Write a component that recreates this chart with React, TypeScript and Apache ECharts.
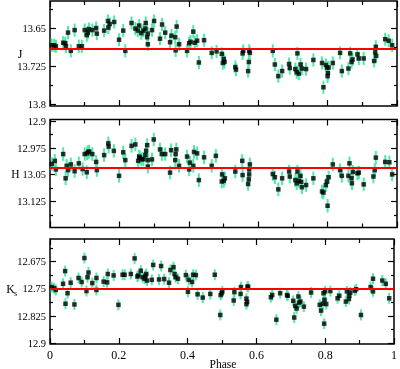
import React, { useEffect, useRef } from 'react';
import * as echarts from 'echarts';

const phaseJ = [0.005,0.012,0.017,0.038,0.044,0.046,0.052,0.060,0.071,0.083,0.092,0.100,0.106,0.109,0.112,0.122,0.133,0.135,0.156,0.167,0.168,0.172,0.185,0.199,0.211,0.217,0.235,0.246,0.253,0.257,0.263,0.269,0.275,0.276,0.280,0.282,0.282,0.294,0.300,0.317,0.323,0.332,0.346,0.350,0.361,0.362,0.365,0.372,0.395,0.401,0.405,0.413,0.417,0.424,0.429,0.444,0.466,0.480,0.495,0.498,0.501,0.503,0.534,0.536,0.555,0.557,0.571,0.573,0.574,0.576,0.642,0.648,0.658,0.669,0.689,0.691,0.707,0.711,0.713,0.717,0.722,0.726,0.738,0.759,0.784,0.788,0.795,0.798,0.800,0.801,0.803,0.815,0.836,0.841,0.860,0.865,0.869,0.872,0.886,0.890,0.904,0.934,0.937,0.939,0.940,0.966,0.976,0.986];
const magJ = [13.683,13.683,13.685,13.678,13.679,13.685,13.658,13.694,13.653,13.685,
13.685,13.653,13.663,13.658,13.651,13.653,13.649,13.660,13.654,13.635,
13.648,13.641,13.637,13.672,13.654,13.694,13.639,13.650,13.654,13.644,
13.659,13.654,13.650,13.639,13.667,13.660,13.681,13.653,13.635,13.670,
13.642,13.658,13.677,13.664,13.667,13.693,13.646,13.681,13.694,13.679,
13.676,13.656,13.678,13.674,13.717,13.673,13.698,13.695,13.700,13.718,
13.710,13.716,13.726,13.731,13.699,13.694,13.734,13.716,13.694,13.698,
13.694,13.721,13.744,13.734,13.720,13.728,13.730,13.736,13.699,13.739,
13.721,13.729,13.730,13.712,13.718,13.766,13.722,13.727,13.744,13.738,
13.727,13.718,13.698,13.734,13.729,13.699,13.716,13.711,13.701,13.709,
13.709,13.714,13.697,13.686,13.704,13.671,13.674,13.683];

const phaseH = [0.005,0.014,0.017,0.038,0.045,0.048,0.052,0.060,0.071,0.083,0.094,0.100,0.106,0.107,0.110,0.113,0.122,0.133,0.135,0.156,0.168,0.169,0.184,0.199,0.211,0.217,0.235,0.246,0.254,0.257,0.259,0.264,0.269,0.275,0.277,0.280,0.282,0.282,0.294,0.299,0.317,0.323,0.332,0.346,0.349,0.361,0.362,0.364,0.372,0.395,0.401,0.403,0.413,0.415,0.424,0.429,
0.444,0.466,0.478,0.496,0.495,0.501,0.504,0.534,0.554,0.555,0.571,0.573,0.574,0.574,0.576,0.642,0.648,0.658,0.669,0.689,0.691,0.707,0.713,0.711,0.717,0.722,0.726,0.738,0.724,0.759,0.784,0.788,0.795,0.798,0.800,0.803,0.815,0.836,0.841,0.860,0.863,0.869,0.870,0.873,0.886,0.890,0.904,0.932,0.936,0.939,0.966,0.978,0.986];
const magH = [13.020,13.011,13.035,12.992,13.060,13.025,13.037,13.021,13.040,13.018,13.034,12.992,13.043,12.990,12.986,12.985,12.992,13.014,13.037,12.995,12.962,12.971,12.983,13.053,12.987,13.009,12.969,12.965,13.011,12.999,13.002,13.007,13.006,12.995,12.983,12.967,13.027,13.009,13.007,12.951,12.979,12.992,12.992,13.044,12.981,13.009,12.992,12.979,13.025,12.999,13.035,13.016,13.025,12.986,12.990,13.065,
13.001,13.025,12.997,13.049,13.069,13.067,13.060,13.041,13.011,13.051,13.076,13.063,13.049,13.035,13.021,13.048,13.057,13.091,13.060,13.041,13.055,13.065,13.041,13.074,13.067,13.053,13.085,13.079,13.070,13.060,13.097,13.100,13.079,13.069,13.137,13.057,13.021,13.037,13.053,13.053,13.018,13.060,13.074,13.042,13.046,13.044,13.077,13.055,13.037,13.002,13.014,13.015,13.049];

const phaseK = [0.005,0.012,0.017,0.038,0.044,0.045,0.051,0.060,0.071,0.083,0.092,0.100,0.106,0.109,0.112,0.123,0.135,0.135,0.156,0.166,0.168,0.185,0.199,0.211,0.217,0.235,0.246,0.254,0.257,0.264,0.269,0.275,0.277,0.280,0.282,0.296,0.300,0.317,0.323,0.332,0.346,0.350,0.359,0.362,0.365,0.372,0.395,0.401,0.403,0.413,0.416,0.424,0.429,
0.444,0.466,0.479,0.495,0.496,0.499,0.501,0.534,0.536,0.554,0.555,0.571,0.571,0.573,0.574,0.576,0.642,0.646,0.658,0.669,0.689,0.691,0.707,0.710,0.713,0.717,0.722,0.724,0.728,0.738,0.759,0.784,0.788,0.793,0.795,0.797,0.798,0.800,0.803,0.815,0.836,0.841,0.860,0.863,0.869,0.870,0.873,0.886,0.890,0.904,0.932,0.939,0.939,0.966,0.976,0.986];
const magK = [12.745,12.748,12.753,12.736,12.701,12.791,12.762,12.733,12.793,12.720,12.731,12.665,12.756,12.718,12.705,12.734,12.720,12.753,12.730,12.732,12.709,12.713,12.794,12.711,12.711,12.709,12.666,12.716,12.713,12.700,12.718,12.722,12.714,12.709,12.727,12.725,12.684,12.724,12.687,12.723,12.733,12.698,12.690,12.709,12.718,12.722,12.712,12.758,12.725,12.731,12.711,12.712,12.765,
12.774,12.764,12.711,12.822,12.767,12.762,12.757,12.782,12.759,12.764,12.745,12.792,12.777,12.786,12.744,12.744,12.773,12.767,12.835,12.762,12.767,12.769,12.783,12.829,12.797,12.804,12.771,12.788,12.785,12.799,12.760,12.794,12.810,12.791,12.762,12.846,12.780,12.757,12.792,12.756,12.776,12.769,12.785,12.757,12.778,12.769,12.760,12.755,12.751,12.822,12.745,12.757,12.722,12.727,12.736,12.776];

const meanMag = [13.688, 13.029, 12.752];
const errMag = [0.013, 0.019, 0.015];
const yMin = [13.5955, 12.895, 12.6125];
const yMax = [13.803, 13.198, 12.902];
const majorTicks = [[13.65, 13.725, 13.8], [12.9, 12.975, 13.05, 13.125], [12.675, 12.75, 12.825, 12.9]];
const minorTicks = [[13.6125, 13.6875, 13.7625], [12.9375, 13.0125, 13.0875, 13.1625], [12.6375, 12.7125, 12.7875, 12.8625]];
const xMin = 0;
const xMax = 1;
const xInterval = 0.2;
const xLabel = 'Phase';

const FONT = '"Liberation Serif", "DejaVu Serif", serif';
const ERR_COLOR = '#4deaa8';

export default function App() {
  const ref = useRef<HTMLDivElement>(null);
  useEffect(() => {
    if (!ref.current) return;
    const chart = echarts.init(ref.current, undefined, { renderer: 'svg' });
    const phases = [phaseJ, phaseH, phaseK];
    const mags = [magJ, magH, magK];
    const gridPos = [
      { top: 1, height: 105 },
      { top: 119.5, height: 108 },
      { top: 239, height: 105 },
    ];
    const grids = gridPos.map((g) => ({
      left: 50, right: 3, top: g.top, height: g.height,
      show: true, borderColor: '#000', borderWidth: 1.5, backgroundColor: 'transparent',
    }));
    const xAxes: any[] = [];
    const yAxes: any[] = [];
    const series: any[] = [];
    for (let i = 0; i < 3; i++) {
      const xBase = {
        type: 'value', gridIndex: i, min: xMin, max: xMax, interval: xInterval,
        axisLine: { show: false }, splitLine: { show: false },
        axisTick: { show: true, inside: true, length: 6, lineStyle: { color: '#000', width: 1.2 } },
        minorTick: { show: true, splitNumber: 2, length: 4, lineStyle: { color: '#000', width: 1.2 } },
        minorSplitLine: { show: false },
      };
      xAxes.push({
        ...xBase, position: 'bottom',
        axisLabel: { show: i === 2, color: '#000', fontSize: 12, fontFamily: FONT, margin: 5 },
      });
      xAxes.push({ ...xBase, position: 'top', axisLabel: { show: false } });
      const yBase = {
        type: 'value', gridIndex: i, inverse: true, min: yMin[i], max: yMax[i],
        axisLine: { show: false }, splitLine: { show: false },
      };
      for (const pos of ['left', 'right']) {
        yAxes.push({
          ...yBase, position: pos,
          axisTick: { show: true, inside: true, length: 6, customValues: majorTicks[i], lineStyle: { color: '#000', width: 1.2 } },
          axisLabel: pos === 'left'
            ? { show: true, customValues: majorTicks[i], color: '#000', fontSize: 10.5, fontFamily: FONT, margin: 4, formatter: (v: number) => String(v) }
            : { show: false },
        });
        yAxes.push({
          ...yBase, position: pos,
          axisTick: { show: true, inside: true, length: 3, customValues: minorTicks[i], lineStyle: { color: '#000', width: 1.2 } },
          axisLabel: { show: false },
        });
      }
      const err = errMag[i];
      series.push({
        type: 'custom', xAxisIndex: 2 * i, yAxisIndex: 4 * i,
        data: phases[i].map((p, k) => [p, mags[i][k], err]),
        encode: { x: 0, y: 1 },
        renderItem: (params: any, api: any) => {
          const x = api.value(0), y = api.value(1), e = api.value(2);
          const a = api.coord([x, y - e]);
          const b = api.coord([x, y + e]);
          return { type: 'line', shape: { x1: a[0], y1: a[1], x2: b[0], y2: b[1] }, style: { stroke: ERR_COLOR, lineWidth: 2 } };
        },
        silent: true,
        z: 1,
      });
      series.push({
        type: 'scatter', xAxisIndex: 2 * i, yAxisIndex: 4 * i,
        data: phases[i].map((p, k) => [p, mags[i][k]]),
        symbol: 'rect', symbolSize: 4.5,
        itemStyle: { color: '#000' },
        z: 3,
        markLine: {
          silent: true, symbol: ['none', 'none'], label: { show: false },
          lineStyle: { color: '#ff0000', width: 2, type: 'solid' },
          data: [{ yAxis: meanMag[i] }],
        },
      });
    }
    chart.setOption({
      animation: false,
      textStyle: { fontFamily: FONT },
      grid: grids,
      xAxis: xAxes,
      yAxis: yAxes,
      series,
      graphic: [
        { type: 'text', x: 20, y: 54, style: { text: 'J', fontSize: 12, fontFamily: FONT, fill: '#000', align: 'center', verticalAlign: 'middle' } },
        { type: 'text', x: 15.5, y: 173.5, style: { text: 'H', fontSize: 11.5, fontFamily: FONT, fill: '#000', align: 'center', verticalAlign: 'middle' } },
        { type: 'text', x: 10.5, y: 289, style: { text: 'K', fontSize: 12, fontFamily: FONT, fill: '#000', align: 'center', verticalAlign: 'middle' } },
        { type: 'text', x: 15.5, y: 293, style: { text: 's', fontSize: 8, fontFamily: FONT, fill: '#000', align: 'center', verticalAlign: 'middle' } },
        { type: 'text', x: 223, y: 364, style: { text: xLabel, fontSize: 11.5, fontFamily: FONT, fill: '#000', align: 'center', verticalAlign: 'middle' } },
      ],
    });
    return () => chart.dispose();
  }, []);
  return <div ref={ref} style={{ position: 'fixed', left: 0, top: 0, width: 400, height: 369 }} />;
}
:::
Reproduce the data above word for word from its first line through the line that holds "import * as echarts from 'echarts';", both ends included; skip pictures.

| TASK OUTPUT |
Write a component that recreates this chart with React, TypeScript and Apache ECharts.
import React, { useEffect, useRef } from 'react';
import * as echarts from 'echarts';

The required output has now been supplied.